====== Available data ======

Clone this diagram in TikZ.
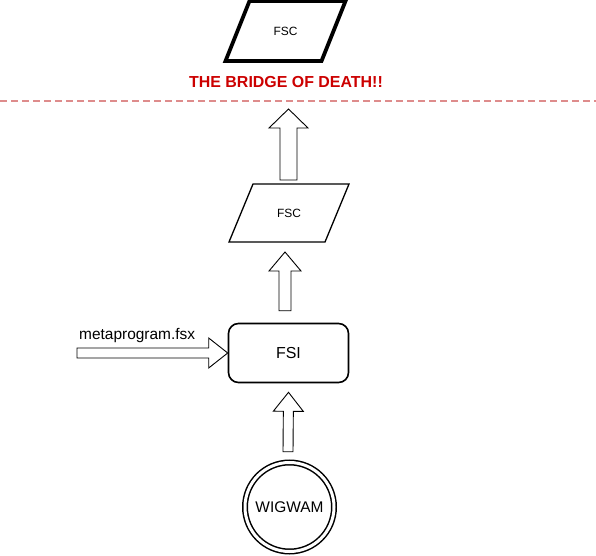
\documentclass[tikz,border=0pt]{standalone}
\usepackage{fontspec}
\setmainfont{Liberation Sans}
\usetikzlibrary{calc,positioning}
\definecolor{deathred}{RGB}{204,0,0}
\definecolor{cutpink}{RGB}{222,140,140}
\tikzset{
  fscbox/.style={
    shape = rectangle,
    minimum width = 96bp,
    minimum height = 58bp,
    inner sep = 0pt,
    outer sep = 0pt,
    font = \fontsize{12}{14}\selectfont
  },
  fscline/.style={
    draw,
    line width = 1.3bp,
    line join = miter
  },
  fsibox/.style={
    shape = rectangle,
    rounded corners = 10bp,
    minimum width = 120bp,
    minimum height = 59bp,
    draw,
    line width = 1.6bp,
    font = \fontsize{16}{18}\selectfont
  },
}
\tikzset{
  wigwam/.style={
    shape = circle,
    minimum size = 89bp,
    inner sep = 0pt,
    draw,
    double,
    double distance = 3bp,
    line width = 1.5bp,
    font = \fontsize{15.5}{18}\selectfont
  },
  bridge/.style={
    text = deathred,
    font = \fontsize{16}{18}\selectfont\bfseries,
    inner sep = 0pt
  },
  infile/.style={
    font = \fontsize{15.5}{18}\selectfont,
    inner sep = 0pt
  },
  cutline/.style={
    draw = cutpink,
    line width = 2.2bp,
    dash pattern = on 7bp off 4bp
  },
  blockarr/.style={
    draw,
    fill = white,
    line width = 0.9bp,
    line join = miter
  },
}
% slanted outline round an fscbox node
\newcommand\slantbox[2][]{%
  \draw[fscline, #1] ($(#2.south west)+(-12,0)$) -- ($(#2.south east)+(-12,0)$)
    -- ($(#2.north east)+(12,0)$) -- ($(#2.north west)+(12,0)$) -- cycle;}
% hollow arrow: from, to, half shaft, half head
\newcommand\blockarrow[4]{%
  \coordinate (ba-base) at ($(#2)!19bp!(#1)$);
  \draw[blockarr] ($(#1)!#3!90:(#2)$) -- ($(ba-base)!#3!90:(#2)$)
    -- ($(ba-base)!#4!90:(#2)$) -- (#2) -- ($(ba-base)!#4!-90:(#2)$)
    -- ($(ba-base)!#3!-90:(#2)$) -- ($(#1)!#3!-90:(#2)$) -- cycle;}
\begin{document}
\begin{tikzpicture}[x=1bp, y=-1bp]
\useasboundingbox (0,0) rectangle (596,556);
\node[fscbox, minimum height=60bp] (fsctop) at (285.5,31) {FSC};
\slantbox[line width=3.8bp]{fsctop}
\node[bridge] (death) at (286,82) {THE BRIDGE OF DEATH!!};
\coordinate (cutL) at (0,101);
\coordinate (cutR) at (596,101);
\draw[cutline] (cutL) -- (cutR);
\node[fscbox] (fscmid) at (289,213) {FSC};
\slantbox{fscmid}
\node[fsibox] (fsi) at (288.5,353) {FSI};
\node[wigwam] (wig) at (289.5,507) {WIGWAM};
\node[infile, anchor=base west] (meta) at (79,339) {metaprogram.fsx};
% arrows
\coordinate (tip1) at (288.5,109);
\coordinate (metastart) at (77,353);
\blockarrow{$(fscmid.north)+(-0.5,-4)$}{tip1}{8.5bp}{19.5bp}
\blockarrow{$(fsi.north)+(-3.5,-12)$}{$(fscmid.south)+(-4,10)$}{6bp}{16bp}
\blockarrow{$(wig.north)+(-1.5,-10)$}{$(fsi.south)+(0,9)$}{5bp}{15bp}
\blockarrow{metastart}{fsi.west}{5bp}{15bp}
\end{tikzpicture}
\end{document}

======

• _Directions_
Return all of the data exactly as written, and drop the pictures.

• _Problem solution_
Clone this diagram in TikZ.
\documentclass[tikz,border=0pt]{standalone}
\usepackage{fontspec}
\setmainfont{Liberation Sans}
\usetikzlibrary{calc,positioning}
\definecolor{deathred}{RGB}{204,0,0}
\definecolor{cutpink}{RGB}{222,140,140}
\tikzset{
  fscbox/.style={
    shape = rectangle,
    minimum width = 96bp,
    minimum height = 58bp,
    inner sep = 0pt,
    outer sep = 0pt,
    font = \fontsize{12}{14}\selectfont
  },
  fscline/.style={
    draw,
    line width = 1.3bp,
    line join = miter
  },
  fsibox/.style={
    shape = rectangle,
    rounded corners = 10bp,
    minimum width = 120bp,
    minimum height = 59bp,
    draw,
    line width = 1.6bp,
    font = \fontsize{16}{18}\selectfont
  },
}
\tikzset{
  wigwam/.style={
    shape = circle,
    minimum size = 89bp,
    inner sep = 0pt,
    draw,
    double,
    double distance = 3bp,
    line width = 1.5bp,
    font = \fontsize{15.5}{18}\selectfont
  },
  bridge/.style={
    text = deathred,
    font = \fontsize{16}{18}\selectfont\bfseries,
    inner sep = 0pt
  },
  infile/.style={
    font = \fontsize{15.5}{18}\selectfont,
    inner sep = 0pt
  },
  cutline/.style={
    draw = cutpink,
    line width = 2.2bp,
    dash pattern = on 7bp off 4bp
  },
  blockarr/.style={
    draw,
    fill = white,
    line width = 0.9bp,
    line join = miter
  },
}
% slanted outline round an fscbox node
\newcommand\slantbox[2][]{%
  \draw[fscline, #1] ($(#2.south west)+(-12,0)$) -- ($(#2.south east)+(-12,0)$)
    -- ($(#2.north east)+(12,0)$) -- ($(#2.north west)+(12,0)$) -- cycle;}
% hollow arrow: from, to, half shaft, half head
\newcommand\blockarrow[4]{%
  \coordinate (ba-base) at ($(#2)!19bp!(#1)$);
  \draw[blockarr] ($(#1)!#3!90:(#2)$) -- ($(ba-base)!#3!90:(#2)$)
    -- ($(ba-base)!#4!90:(#2)$) -- (#2) -- ($(ba-base)!#4!-90:(#2)$)
    -- ($(ba-base)!#3!-90:(#2)$) -- ($(#1)!#3!-90:(#2)$) -- cycle;}
\begin{document}
\begin{tikzpicture}[x=1bp, y=-1bp]
\useasboundingbox (0,0) rectangle (596,556);
\node[fscbox, minimum height=60bp] (fsctop) at (285.5,31) {FSC};
\slantbox[line width=3.8bp]{fsctop}
\node[bridge] (death) at (286,82) {THE BRIDGE OF DEATH!!};
\coordinate (cutL) at (0,101);
\coordinate (cutR) at (596,101);
\draw[cutline] (cutL) -- (cutR);
\node[fscbox] (fscmid) at (289,213) {FSC};
\slantbox{fscmid}
\node[fsibox] (fsi) at (288.5,353) {FSI};
\node[wigwam] (wig) at (289.5,507) {WIGWAM};
\node[infile, anchor=base west] (meta) at (79,339) {metaprogram.fsx};
% arrows
\coordinate (tip1) at (288.5,109);
\coordinate (metastart) at (77,353);
\blockarrow{$(fscmid.north)+(-0.5,-4)$}{tip1}{8.5bp}{19.5bp}
\blockarrow{$(fsi.north)+(-3.5,-12)$}{$(fscmid.south)+(-4,10)$}{6bp}{16bp}
\blockarrow{$(wig.north)+(-1.5,-10)$}{$(fsi.south)+(0,9)$}{5bp}{15bp}
\blockarrow{metastart}{fsi.west}{5bp}{15bp}
\end{tikzpicture}
\end{document}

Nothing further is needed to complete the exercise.